A jogadora tem contrato com ao São Paulo até o final de 2022 e, nos próximos dias, decidirá a final do Campeonato Paulista diante do Corinthians. E, quando pensa em pós-carreira, é claro que Formiga deseja continuar contribuindo com o desenvolvimento da modalidade.

(Foto: São Paulo FC)

“Venho refletindo desde o meu retorno ao Brasil, e vi que precisamos  de estruturas nos clubes, precisamos ter esse caminho livre pra chegar num presidente de um clube e discutir sobre melhorias do futebol feminino. Penso em fazer os cursos de gestão e de treinadoras para saber um pouco de cada coisa e escolher o meu caminho. Na verdade, eu quero ter livre acesso. Para chegar no responsável de um clube e colocar na mesa o que o clube dele precisa. Se eu estiver só nas três linhas, demarcadas, só como treinadora, bater e voltar, acredito que não tenha êxito tão grande se tiver oportunidade de estar todo tempo com um presidente de clube, mostrando a dificuldade do futebol feminino e fazer acontecer”.

Antes de se despedir, Formiga pediu para que a CBF também conceda capacitação para as ex-jogadoras, para que elas possam colaborar com o desenvolvimento da modalidade e atuar como profissionais em uma área que também entendem.

“São tantos pedidos, mas eu diria para eles (dirigentes) serem um pouco flexíveis e que pudessem pensar um pouquinho nas pioneiras e dar um curso de capacitação para as meninas, porque elas têm muito o que agregar ao futebol feminino. A história delas é linda e elas têm uma experiência vasta para ajudar as meninas que estão chegando hoje a valorizar o que se tem. Se pudessem dar oportunidade para que essas mulheres trabalhem no futebol feminino, eu ficaria muito feliz.

O dia do adeus

Na véspera do jogo, Formiga foi recepcionada com fogos e homenagens no Centro de Treinamento do 3B, clube amazonense de futebol feminino. Com a fechada decorada com suas fotos, ela treinou pela última vez ao lado das companheiras e recebeu muito carinho por parte do staff da seleção brasileira.
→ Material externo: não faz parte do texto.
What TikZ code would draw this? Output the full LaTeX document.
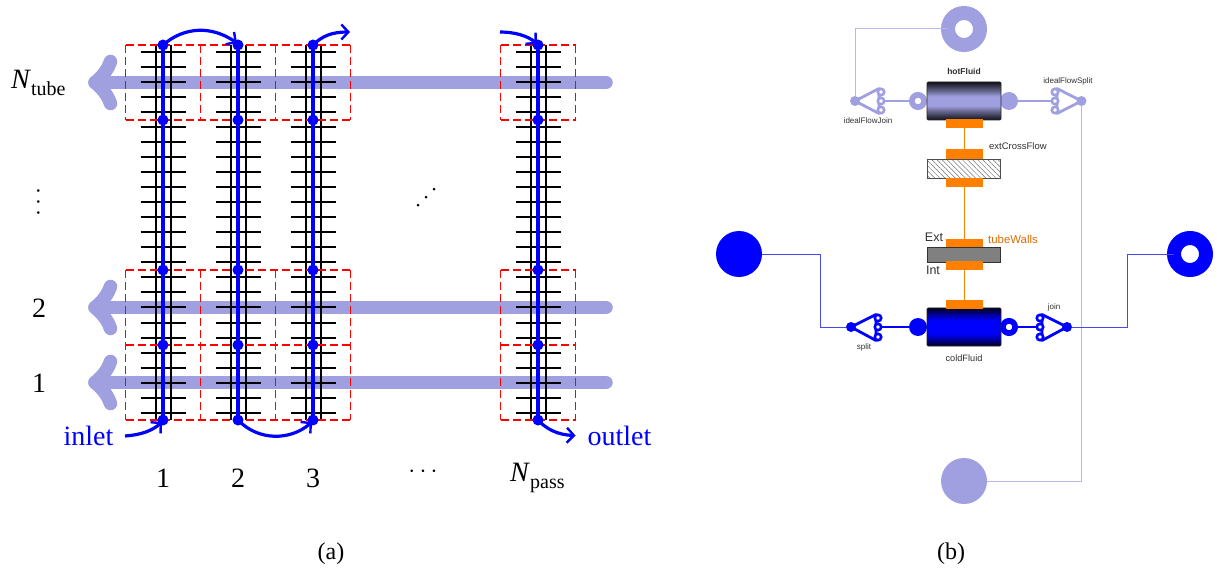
\documentclass[tikz,border=0pt]{standalone}
\usepackage{fontspec}
\setmainfont{Liberation Serif}
\newfontfamily\lsans{Liberation Sans}
\usetikzlibrary{arrows.meta,patterns.meta,calc}
\definecolor{lil}{HTML}{A0A0E0}
\definecolor{lilthin}{HTML}{B8B8EA}
\definecolor{flow}{HTML}{0000FF}
\definecolor{flowthin}{HTML}{4848F0}
\definecolor{orng}{HTML}{FF8000}
\definecolor{lbl}{HTML}{303030}
\definecolor{wallgray}{HTML}{808080}
\pgfdeclareverticalshading{hotshadeb}{100bp}{color(0bp)=(black!90!lil); color(25bp)=(black!90!lil); color(37bp)=(black!35!lil); color(44bp)=(lil); color(56bp)=(lil); color(63bp)=(black!35!lil); color(75bp)=(black!90!lil); color(100bp)=(black!90!lil)}
\pgfdeclareverticalshading{coldshade}{100bp}{color(0bp)=(black!90!flow); color(25bp)=(black!90!flow); color(35bp)=(black!30!flow); color(42bp)=(flow); color(58bp)=(flow); color(65bp)=(black!30!flow); color(75bp)=(black!90!flow); color(100bp)=(black!90!flow)}
\newcommand{\bigtxt}{\fontsize{28}{30}\selectfont}
\newcommand{\subtxt}{\fontsize{20}{22}\selectfont}
\tikzset{
  fin/.style={draw=black,line width=2pt},
  tubewall/.style={draw=black,line width=2pt},
  redline/.style={draw=red,line width=1.2pt,dash pattern=on 8pt off 4pt},
  fdot/.style={circle,fill=flow,inner sep=0pt,minimum size=11pt},
  flowline/.style={draw=flow,line width=3.8pt},
  flowarrow/.style={draw=flow,line width=3.2pt,-{Straight Barb[length=7pt,width=15pt,line width=2.4pt]}},
  crossline/.style={draw=lil,line width=13.5pt,line cap=round},
  crosstip/.style={draw=lil,line width=13.5pt,line cap=round,line join=round},
  ltxt/.style={font=\bigtxt,text=black,inner sep=0pt},
  capt/.style={font=\fontsize{24}{26}\selectfont,text=black,inner sep=0pt},
  fullport/.style={circle,fill=#1,inner sep=0pt,outer sep=0pt},
  ringport/.style={circle,draw=#1,fill=white,inner sep=0pt,outer sep=0pt},
  bigport/.style={minimum size=46pt},
  bigring/.style={minimum size=32pt,line width=14pt},
  midport/.style={minimum size=18pt},
  midring/.style={minimum size=12.3pt,line width=5.7pt},
  smalldot/.style={minimum size=10pt},
  pin/.style={circle,draw=#1,fill=white,inner sep=0pt,outer sep=0pt,line width=2.6pt,minimum size=6.4pt},
  thin lil/.style={draw=lilthin,line width=1pt},
  thin blue/.style={draw=flowthin,line width=.9pt},
  thin lil dark/.style={draw=lil,line width=1.3pt},
  thin blue dark/.style={draw=flow,line width=1.3pt},
  tri/.style={line width=2.8pt,line join=round},
  cyl/.style={rectangle,minimum width=74pt,minimum height=38pt,inner sep=0pt,outer sep=0pt,rounded corners=1pt,draw=black!85,line width=.6pt},
  thermal/.style={rectangle,fill=orng,inner sep=0pt,outer sep=0pt,minimum width=37pt,minimum height=9pt},
  tline/.style={draw=orng,line width=1pt},
  stxt/.style={font=\lsans\fontsize{#1}{#1}\selectfont,text=lbl,inner sep=0pt},
}
\begin{document}
\begin{tikzpicture}[x=1pt,y=-1pt]
\useasboundingbox (0,0) rectangle (1219,572);
% ---------- (a) ----------
\foreach \yy/\nm in {82.5/a,307.5/b,382.5/c}{
  \coordinate (xs\nm) at (606,\yy);
  \coordinate (xt\nm) at (95,\yy);
  \coordinate (xu\nm) at (110.5,\yy-21);
  \coordinate (xd\nm) at (110.5,\yy+21);
  \draw[crossline] (xs\nm) -- (xt\nm);
  \draw[crosstip] (xu\nm) .. controls (107,\yy-11) and (101,\yy-5) .. (xt\nm) .. controls (101,\yy+5) and (107,\yy+11) .. (xd\nm);
}
\foreach \cx in {163,238,313,538}{
  \foreach \k in {0,...,24}{
    \pgfmathsetmacro{\yy}{52.5+15*\k}
    \draw[fin] (\cx-22.5,\yy) -- (\cx+22.5,\yy);
  }
  \draw[tubewall] (\cx-7.5,45) -- (\cx-7.5,420);
  \draw[tubewall] (\cx+7.5,45) -- (\cx+7.5,420);
}
% red control volumes: every edge once
\foreach \ya in {45,120,270,345,420}{
  \draw[redline] (125.5,\ya) -- (350.5,\ya);
  \draw[redline] (500.5,\ya) -- (575.5,\ya);
}
\foreach \xa in {125.5,200.5,275.5,350.5,500.5,575.5}{
  \draw[redline] (\xa,45) -- (\xa,120);
  \draw[redline] (\xa,270) -- (\xa,420);
}
\foreach \cx/\c in {163/p,238/q,313/r,538/s}{
  \node[fdot] (\c1) at (\cx,45) {};
  \node[fdot] (\c2) at (\cx,120) {};
  \node[fdot] (\c3) at (\cx,270) {};
  \node[fdot] (\c4) at (\cx,345) {};
  \node[fdot] (\c5) at (\cx,420) {};
  \draw[flowline] (\c1.center) -- (\c5.center);
}
\coordinate (inA) at (125,436);
\coordinate (outB) at (350,32);
\coordinate (inS) at (500,32);
\coordinate (outE) at (575.5,435.5);
\draw[flowarrow] (p1.center) .. controls (185,26) and (212,26) .. (237,43);
\draw[flowarrow] (r1.center) .. controls (322,36) and (332,32) .. (outB);
\draw[flowarrow] (inS) .. controls (515,32) and (528,36) .. (537,44);
\draw[flowarrow] (inA) .. controls (140,435) and (152,431) .. (162,422);
\draw[flowarrow] (q5.center) .. controls (258,441) and (290,441) .. (312,422);
\draw[flowarrow] (s5.center) .. controls (546,429) and (558,435) .. (outE);
\node[ltxt,anchor=west] (ntube) at (11,83) {\textit{N}\raisebox{-.22em}{\subtxt tube}};
\node[ltxt] (r2) at (39,308) {2};
\node[ltxt] (r1l) at (39,383) {1};
\node[ltxt,rotate=90,font=\fontsize{32}{34}\selectfont] (rv) at (39,202) {$\cdots$};
\node[ltxt,rotate=45,font=\fontsize{32}{34}\selectfont] (rd) at (427,198) {$\cdots$};
\node[ltxt,text=flow] (inl) at (88.5,436) {inlet};
\node[ltxt,text=flow] (outl) at (619.5,436) {outlet};
\node[ltxt] (c1) at (163,478) {1};
\node[ltxt] (c2) at (238,478) {2};
\node[ltxt] (c3) at (313,478) {3};
\node[ltxt,font=\fontsize{32}{34}\selectfont] (cd) at (423,472) {$\cdots$};
\node[ltxt,anchor=west] (npass) at (510,478) {\textit{N}\raisebox{-.22em}{\subtxt pass}};
\node[capt] (capa) at (331,554) {(a)};
\node[capt] (capb) at (951,554) {(b)};
% ---------- (b) ----------
\node[ringport=lil,bigring] (hotOut) at (964,29) {};
\node[fullport=lil,bigport] (hotIn) at (964,481) {};
\node[fullport=flow,bigport] (coldIn) at (739,254) {};
\node[ringport=flow,bigring] (coldOut) at (1190,254) {};
% hot branch
\node[fullport=lil,smalldot] (hjD) at (855,101) {};
\coordinate (hj1) at (881,92);
\coordinate (hj2) at (881,101);
\coordinate (hj3) at (881,110);
\node[fullport=lil,smalldot] (hsD) at (1081.5,101) {};
\coordinate (hs1) at (1055,92);
\coordinate (hs2) at (1055,101);
\coordinate (hs3) at (1055,110);
\node[ringport=lil,midring] (hotA) at (918,101) {};
\node[fullport=lil,midport] (hotB) at (1009,101) {};
\node[cyl,shading=hotshadeb] (hot) at (964,101) {};
\draw[thin lil] (hotOut) -| (hjD);
\draw[thin lil] (hsD) |- (hotIn);
\draw[thin lil dark] (hj2) -- (hotA);
\draw[thin lil dark] (hotB) -- (hs2);
\draw[lil,tri] (hjD.center) -- ($(hj1)+(-2,-3.5)$) -- ($(hj3)+(-2,3.5)$) -- cycle;
\draw[lil,tri] (hsD.center) -- ($(hs1)+(2,-3.5)$) -- ($(hs3)+(2,3.5)$) -- cycle;
\foreach \pp in {hj1,hj2,hj3,hs1,hs2,hs3}{\node[pin=lil] at (\pp) {};}
% thermal stack
\node[thermal] (t1) at (964,124) {};
\node[thermal,minimum height=10pt] (t2) at (964,154) {};
\node[rectangle,draw=black!70,line width=.7pt,minimum width=73pt,minimum height=19pt,inner sep=0pt,outer sep=0pt,
      pattern={Lines[angle=-45,distance=3.6pt,line width=.5pt]},pattern color=black!55] (cross) at (964,169) {};
\node[thermal] (t3) at (964,183) {};
\node[thermal,minimum height=8pt] (t4) at (964,243.5) {};
\node[rectangle,draw=black!80,fill=wallgray,line width=.7pt,minimum width=72.5pt,minimum height=15pt,inner sep=0pt,outer sep=0pt] (wall) at (964,255) {};
\node[thermal] (t5) at (964,266) {};
\draw[tline] (t1) -- (t2);
\draw[tline] (t3) -- (t4);
% cold branch
\node[fullport=flow,smalldot] (csD) at (851,327) {};
\coordinate (cs1) at (878,318);
\coordinate (cs2) at (878,327);
\coordinate (cs3) at (878,337);
\node[fullport=flow,smalldot] (cjD) at (1067,327) {};
\coordinate (cj1) at (1040,318);
\coordinate (cj2) at (1040,327);
\coordinate (cj3) at (1040,337);
\node[fullport=flow,midport] (coldA) at (918,327) {};
\node[ringport=flow,midring] (coldB) at (1009,327) {};
\node[cyl,shading=coldshade] (cold) at (964,327) {};
\node[thermal] (t6) at (964,304.5) {};
\draw[tline] (t5) -- (t6);
\coordinate (cl) at (820,327);
\coordinate (cr) at (1127,327);
\draw[thin blue] (coldIn) -| (cl) -- (csD);
\draw[thin blue] (coldOut) -| (cr) -- (cjD);
\draw[thin blue dark] (cs2) -- (coldA);
\draw[thin blue dark] (coldB) -- (cj2);
\draw[flow,tri] (csD.center) -- ($(cs1)+(-2,-3.5)$) -- ($(cs3)+(-2,3.5)$) -- cycle;
\draw[flow,tri] (cjD.center) -- ($(cj1)+(2,-3.5)$) -- ($(cj3)+(2,3.5)$) -- cycle;
\foreach \pp in {cs1,cs2,cs3,cj1,cj2,cj3}{\node[pin=flow] at (\pp) {};}
% texts
\node[stxt=8.5] (lhot) at (964,71) {\bfseries hotFluid};
\node[stxt=8] (ljoin) at (868,121) {idealFlowJoin};
\node[stxt=8] (lsplit) at (1068,81) {idealFlowSplit};
\node[stxt=9.5,anchor=west] (lcross) at (989,146.5) {extCrossFlow};
\node[stxt=12.5] (lext) at (934,237) {Ext};
\node[stxt=12.5] (lint) at (933,270) {Int};
\node[stxt=11.4,text=orng!85!black,anchor=west] (lwall) at (988,239.5) {tubeWalls};
\node[stxt=8] (lsp) at (864,347) {split};
\node[stxt=8] (ljn) at (1054,307) {join};
\node[stxt=9.2] (lcold) at (964,358) {coldFluid};
\end{tikzpicture}
\end{document}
Em entrevista pós-treino, a volante revelou viver um misto de alegria e tristeza, mas fez questão de explicar que não se trata de amargura, mas sim de saudades de seguir fazendo parte do time brasileiro. “Não é uma tristeza de amargura, mas sim de ‘cara, não vou estar mais ali, brigando junto com as meninas para conquistar algo mais positivo ainda’, sabe? Quando falo de tristeza é de ‘poxa, queria continuar, mas não jogando, queria estar ali no meio, todo santo dia, pra estar ajudando’. Sei que elas estão em boas mãos, fico feliz por tudo que está acontecendo na vida delas, com as oportunidades que estão tendo hoje. É uma alegria saber que elas estão tendo um suporte bom, uma qualidade muito boa de tudo”

Taila (sobrinha), Dona Celeste (mãe), Formiga, Erica (esposa), Nina (assessora) e Edinalva (amiga da família). Foto: Dibradoras

Na tarde desta quinta-feira, os familiares de Formiga chegaram em solo amazonense para acompanhar de perto a despedida da atleta mais longeva da história do futebol brasileiro – entre homens e mulheres. Dona Celeste, de 71 anos, vive momentos inéditos, desde a viagem de avião de Salvador até Manaus até o jogo desta noite, onde verá sua filha atuando em campo pela 1ª vez.

“Vai passando as horas, coração vai apertando, vai dando uma coisa. A tortura começou hoje cedo, com as homenagens que fizeram aqui (em Manaus). Eu tô no ritmo do choro, ainda mais com a presença da minha mãe. Vocês não têm noção, era a coisa que mais estava me emocionando e me deixando empolgadona, de tirar meu sono. É a primeira vez que minha mãe vai pisar num estádio para me ver jogar. Mesmo que eu não fosse jogar, mas que ela estivesse ali, prestigiando esse momento, seria o maior dos prêmios que eu já tive no futebol”, declarou.

Na recepção do hotel em que está concentrada, Formiga parecia uma criança aguardando a mãe chegar em casa. E quando Dona Celeste chegou, ela não se conteve de alegria. “O sentimento hoje é de alegria, porque ela correu atrás do que queria e conseguiu”, afirmou a mãe, de poucas palavras, assim como a filha.

Conseguir é pouco! A luta de Formiga por reconhecimento dentro de campo e por respeito fora dele foi a missão cumprida por uma mulher que veio ao mundo para contrariar a lógica do esporte. 43 anos de vida, 26 de seleção e um legado eterno. Talvez seja impossível mensurar o tamanho que Formiga representa para o futebol brasileiro. De fato, Miraíldes Maciel Mota é interminável!